L’emergenza legata alla diffusione del Coronavirus ha colpito duramente, come noto, anche il comparto agrituristico italiano.
Una crisi che ha riguardato ben l’86% degli agriturismi, che dichiara di aver subito una riduzione dei ricavi complessivi (con perdite oltre il 50% dei ricavi per un terzo delle aziende). Tuttavia, in un quadro largamente negativo, se sono ben il 91% le aziende agrituristiche intervistate che dichiarano di aver registrato disdette di pernottamenti, solo la metà dichiara di aver subito un calo nella vendita di prodotti.
La vendita di prodotti (soprattutto diretta) sembra quindi essere stata la principale “ancora di salvezza” e ben il 22% delle aziende dichiara addirittura di aver registrato nel 2020 (rispetto al 2019) un incremento delle richieste di prodotti da parte di persone del luogo (residenti in un raggio di circa 150 km dall’azienda). Allo stesso modo, circa un quinto delle aziende riporta un aumento di richieste da parte dei clienti già fidelizzati. Tutti elementi, questi, facilmente riconducibili alla particolare situazione venutasi a creare con le limitazioni imposte dalla normativa anti-Covid19: nei mesi più duri della crisi gli agriturismi italiani si sono affidati al mercato interno e hanno trovato una risorsa, forse non preventivata, nella domanda di prossimità.

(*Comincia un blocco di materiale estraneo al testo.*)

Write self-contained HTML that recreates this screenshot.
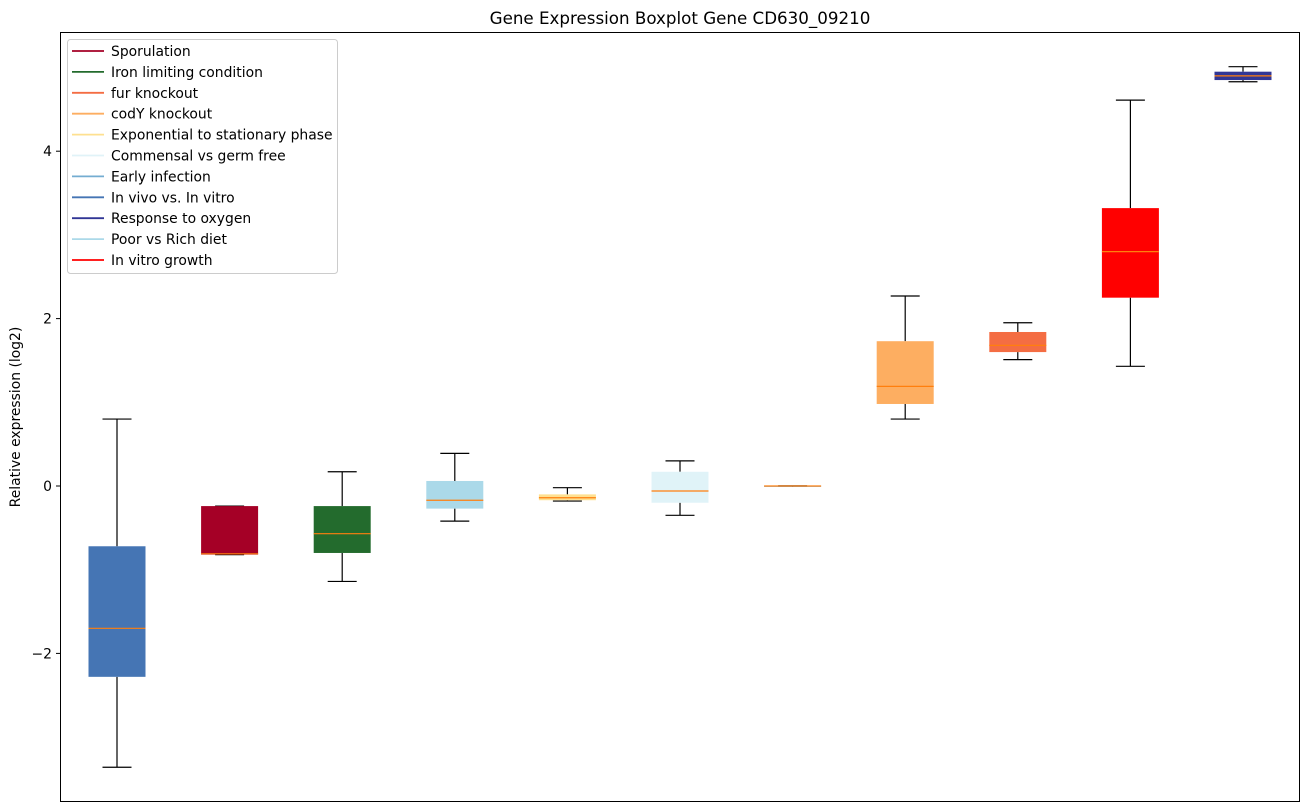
<!DOCTYPE html>
<html><head><meta charset="utf-8"><style>
html,body{margin:0;padding:0;background:#fff;}
svg{display:block;font-family:"DejaVu Sans","Liberation Sans",sans-serif;}
</style></head><body>
<svg id="chart" width="1309" height="812">
<text x="680" y="24" text-anchor="middle" font-size="16.7">Gene Expression Boxplot Gene CD630_09210</text>
<text transform="translate(20,417) rotate(-90)" text-anchor="middle" font-size="13.9">Relative expression (log2)</text>
<g id="boxes"></g>
<g id="yaxis"></g>
<rect x="60.5" y="32.5" width="1239" height="769" fill="none" stroke="#000" stroke-width="1"/>
<g id="legend"></g>
</svg>
<script>
const whiskerLow = [-3.36,-0.82,-1.14,-0.42,-0.18,-0.35,0,0.80,1.51,1.43,4.83];
const q1 = [-2.28,-0.82,-0.80,-0.27,-0.17,-0.20,-0.01,0.98,1.60,2.25,4.85];
const medians = [-1.70,-0.81,-0.57,-0.17,-0.14,-0.06,0,1.19,1.68,2.80,4.90];
const q3 = [-0.72,-0.24,-0.24,0.06,-0.10,0.17,0.005,1.73,1.84,3.32,4.95];
const whiskerHigh = [0.80,-0.24,0.17,0.39,-0.02,0.30,0,2.27,1.95,4.61,5.01];
const boxColors = ["#4575b4","#a50026","#236b2d","#abd9e9","#fee090","#e0f3f8","#74add1","#fdae61","#f46d43","#ff0000","#313695"];
const yTicks = [-2,0,2,4];
const legendLabels = ["Sporulation","Iron limiting condition","fur knockout","codY knockout","Exponential to stationary phase","Commensal vs germ free","Early infection","In vivo vs. In vitro","Response to oxygen","Poor vs Rich diet","In vitro growth"];
const legendColors = ["#a50026","#236b2d","#f46d43","#fdae61","#fee090","#e0f3f8","#74add1","#4575b4","#313695","#abd9e9","#ff0000"];

const NS = "http://www.w3.org/2000/svg";
function yS(v){ return 486 - v*83.7; }
function xS(i){ return 117 + i*112.6; }
function mk(tag, attrs, parent){ const e=document.createElementNS(NS,tag); for(const k in attrs) e.setAttribute(k,attrs[k]); parent.appendChild(e); return e; }

const gb = document.getElementById('boxes');
for(let i=0;i<medians.length;i++){
  const cx = xS(i), hw = 28.5, cw = 14.5;
  const g = mk('g',{},gb);
  
  
  const w1 = mk('line',{x1:cx,x2:cx,y1:yS(q3[i]),y2:yS(whiskerHigh[i]),stroke:'#000','stroke-width':1.2},g);
  
  
  const w2 = mk('line',{x1:cx,x2:cx,y1:yS(q1[i]),y2:yS(whiskerLow[i]),stroke:'#000','stroke-width':1.2},g);
  
  
  const c1 = mk('line',{x1:cx-cw,x2:cx+cw,y1:yS(whiskerHigh[i]),y2:yS(whiskerHigh[i]),stroke:'#000','stroke-width':1.2},g);
  
  
  const c2 = mk('line',{x1:cx-cw,x2:cx+cw,y1:yS(whiskerLow[i]),y2:yS(whiskerLow[i]),stroke:'#000','stroke-width':1.2},g);
  
  
  const top = yS(q3[i]), bot = yS(q1[i]);
  const r = mk('rect',{x:cx-hw,y:top,width:hw*2,height:Math.max(bot-top,1),fill:boxColors[i]},g);
  
  
  const m = mk('line',{x1:cx-hw,x2:cx+hw,y1:yS(medians[i]),y2:yS(medians[i]),stroke:'#ff7f0e','stroke-width':1.2},g);
  
  
}

const gy = document.getElementById('yaxis');
yTicks.forEach(t=>{
  const y = yS(t);
  const l = mk('line',{x1:56,x2:60.5,y1:y,y2:y,stroke:'#000','stroke-width':1},gy);
  
  
  const tx = mk('text',{x:52,y:y+5,'text-anchor':'end','font-size':13.9},gy);
  tx.textContent = t < 0 ? '\u2212'+Math.abs(t) : String(t);
  
  
});

const gl = document.getElementById('legend');
const lb = mk('rect',{x:67.5,y:39.5,width:270,height:234,rx:3,fill:'#fff','fill-opacity':0.8,stroke:'#ccc','stroke-width':1},gl);


legendLabels.forEach((lab,i)=>{
  const y = 51 + i*20.9;
  const l = mk('line',{x1:72,x2:104,y1:y,y2:y,stroke:legendColors[i],'stroke-width':1.8},gl);
  
  
  const t = mk('text',{x:111,y:y+5,'font-size':13.9},gl);
  t.textContent = lab;
  
  
});
</script>
</body></html>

L’indagine è contenuta nel “Rapporto Agriturismo e Multifunzionalità 2020” realizzato dall’Ismea nell’ambito della Rete Rurale Nazionale, e, stante la situazione perdurante di crisi, rileva una dose non scontata di moderato ottimismo verso il futuro: se infatti il 43,9% degli imprenditori dichiara attualmente di voler “limitare i danni e attendere che tutto ritorni come prima”, il 27,4% vuole “rilanciare l’azienda con nuove strategie” e il 9,6% “pensa che ci saranno nuove opportunità”.